Members of the SAS would almost have benefitted the regular army if they had not returned. They included psychopathic street thugs to members of the noble class and even a Member of Parliament. Randolph Churchill, son of the prime minister, accompanied them on one of their boldest raids.

The unit was under resourced and over extended for their missions. What they needed they stole from their neighbors or often manufactured. All that they were ever given in sufficient amounts was independence—they were relatively free from the crushing politics, paperwork, pettiness, and spit and polish of the regular British army.

The unit began airborne but inadequate parachute training and military reality made that dangerously impractical, as were boats. Trucks proved the right transportation and an effective commando weapon used for unplanned attacks on parked vehicles while driving down highways behind enemy lines.

The SAS did enormous damage to the Axis in wrecked aircraft, at relatively little cost to the British army. Many of the SAS operations failed, some disastrously, or had to be called off but commando raids are called suicide missions for a reason.

To say this book is readable would be an understatement. Its chapters would make great movies although sometimes akin to Monty Python or Black Adder.
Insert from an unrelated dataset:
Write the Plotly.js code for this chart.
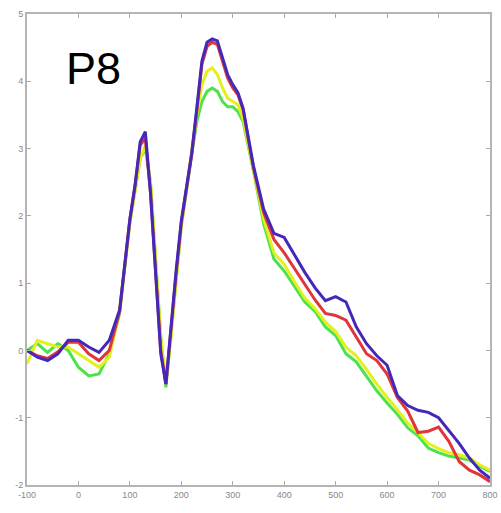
<!DOCTYPE html>
<html>
<head>
<meta charset="utf-8">
<script src="https://cdn.plot.ly/plotly-3.0.1.min.js"></script>
<style>html,body{margin:0;padding:0;background:#fff;}#chart{width:501px;height:513px;}</style>
</head>
<body>
<div id="chart"></div>
<script>
const timeMs = [-100,-80,-60,-40,-20,0,20,40,60,80,100,110,120,130,140,150,160,170,180,190,200,210,220,230,240,250,260,270,280,290,300,310,320,340,360,380,400,420,440,460,480,500,520,540,560,580,600,620,640,660,680,700,720,740,760,780,800];

const yellowVals = [-0.2,0.15,0.1,0.05,0.05,-0.05,-0.15,-0.25,-0.1,0.6,1.9,2.4,2.85,3.05,2.5,1.35,0.2,-0.5,0.2,1.05,1.85,2.4,2.95,3.5,3.95,4.15,4.2,4.1,3.9,3.75,3.7,3.65,3.45,2.72,1.95,1.45,1.28,1.02,0.78,0.62,0.42,0.28,0.05,-0.08,-0.28,-0.5,-0.7,-0.88,-1.08,-1.22,-1.38,-1.46,-1.52,-1.55,-1.6,-1.7,-1.78];
const greenVals = [0.0,0.1,-0.03,0.1,0.0,-0.25,-0.38,-0.35,-0.05,0.55,1.9,2.4,2.85,3.0,2.5,1.35,0.2,-0.55,0.2,1.05,1.85,2.4,2.9,3.4,3.7,3.85,3.9,3.85,3.7,3.62,3.62,3.55,3.4,2.68,1.88,1.36,1.18,0.95,0.72,0.58,0.35,0.22,-0.05,-0.17,-0.38,-0.6,-0.78,-0.95,-1.15,-1.27,-1.45,-1.52,-1.57,-1.6,-1.63,-1.72,-1.8];
const redVals = [0.0,-0.08,-0.12,-0.02,0.12,0.12,-0.05,-0.15,0.0,0.58,1.95,2.45,3.05,3.15,2.35,1.15,0.0,-0.5,0.35,1.15,1.9,2.42,2.9,3.55,4.25,4.52,4.58,4.55,4.3,4.05,3.9,3.8,3.58,2.72,2.05,1.65,1.45,1.22,1.0,0.75,0.55,0.52,0.45,0.2,-0.05,-0.15,-0.35,-0.7,-0.9,-1.22,-1.2,-1.14,-1.35,-1.65,-1.78,-1.85,-1.95];
const blueVals = [0.0,-0.1,-0.15,-0.05,0.15,0.15,0.05,-0.03,0.15,0.6,1.95,2.45,3.1,3.25,2.35,1.15,-0.05,-0.5,0.4,1.2,1.93,2.45,2.92,3.6,4.3,4.58,4.63,4.6,4.35,4.1,3.95,3.83,3.6,2.75,2.1,1.74,1.68,1.42,1.16,0.93,0.74,0.8,0.72,0.35,0.1,-0.08,-0.22,-0.67,-0.82,-0.89,-0.92,-1.0,-1.19,-1.38,-1.6,-1.78,-1.9];

const xTicks = [-100,0,100,200,300,400,500,600,700,800];
const yTicks = [-2,-1,0,1,2,3,4,5];
const panelLabel = 'P8';

const series = [
  {name:'green', y:greenVals, color:'#4ee24a'},
  {name:'yellow', y:yellowVals, color:'#e2f01e'},
  {name:'red', y:redVals, color:'#e0363a'},
  {name:'blue', y:blueVals, color:'#4628b8'}
];

const traces = series.map(s => ({
  x: timeMs, y: s.y, type:'scatter', mode:'lines', name:s.name,
  line:{color:s.color, width:3, shape:'linear'}, hoverinfo:'skip'
}));

const layout = {
  width:501, height:513,
  margin:{l:27, r:11, t:14, b:28},
  paper_bgcolor:'#fff', plot_bgcolor:'#fff',
  showlegend:false,
  xaxis:{range:[-100,800], tickvals:xTicks, ticktext:xTicks.map(String), ticks:'inside', ticklen:4, tickcolor:'#aaa',
    showline:true, linecolor:'#b4b4b4', linewidth:2, mirror:'ticks', showgrid:false, zeroline:false,
    tickfont:{family:'Liberation Sans, Arial', size:9, color:'#888'}},
  yaxis:{range:[-2,5], tickvals:yTicks, ticktext:yTicks.map(String), ticks:'inside', ticklen:4, tickcolor:'#aaa',
    showline:true, linecolor:'#b4b4b4', linewidth:2, mirror:'ticks', showgrid:false, zeroline:false,
    tickfont:{family:'Liberation Sans, Arial', size:9, color:'#888'}},
  annotations:[{text:panelLabel, xref:'paper', yref:'paper', x:0.08, y:0.885, xanchor:'left', yanchor:'middle',
    showarrow:false, font:{family:'Liberation Sans, Arial', size:45, color:'#000'}}]
};

Plotly.newPlot('chart', traces, layout, {displayModeBar:false, staticPlot:true});
</script>
</body>
</html>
The author allows no qualifications or restraint to take anything from the color of his characters or the high adventure in his storytelling.

It is, as the author says, “an authorized history, not an official one.” He freely admits that his book is a psychological tale about the spirit of a band of brave men, not a complete and thorough scholarly history.

The book has some distracting redundancy. Some of the wording of the narrative could have left the reader in more suspense. These minor faults will likely go unnoticed, however, in such a sparse but entertaining narrative of an adventure story.

The research for this book is extensive and includes in-depth interviews with survivors. It is, however, “not a specialist military history but a book for the general reader.” Many other books are available on the SAS.

A comprehensive history, MacIntyre explains, "if such a thing were possible, it would be incomprehensible." He did extensively use the SAS War Diary and archives.

No book on the colorful SAS could be as much fun to read. It is also a tribute to the gallant and a must for the reader who loves great World War II history.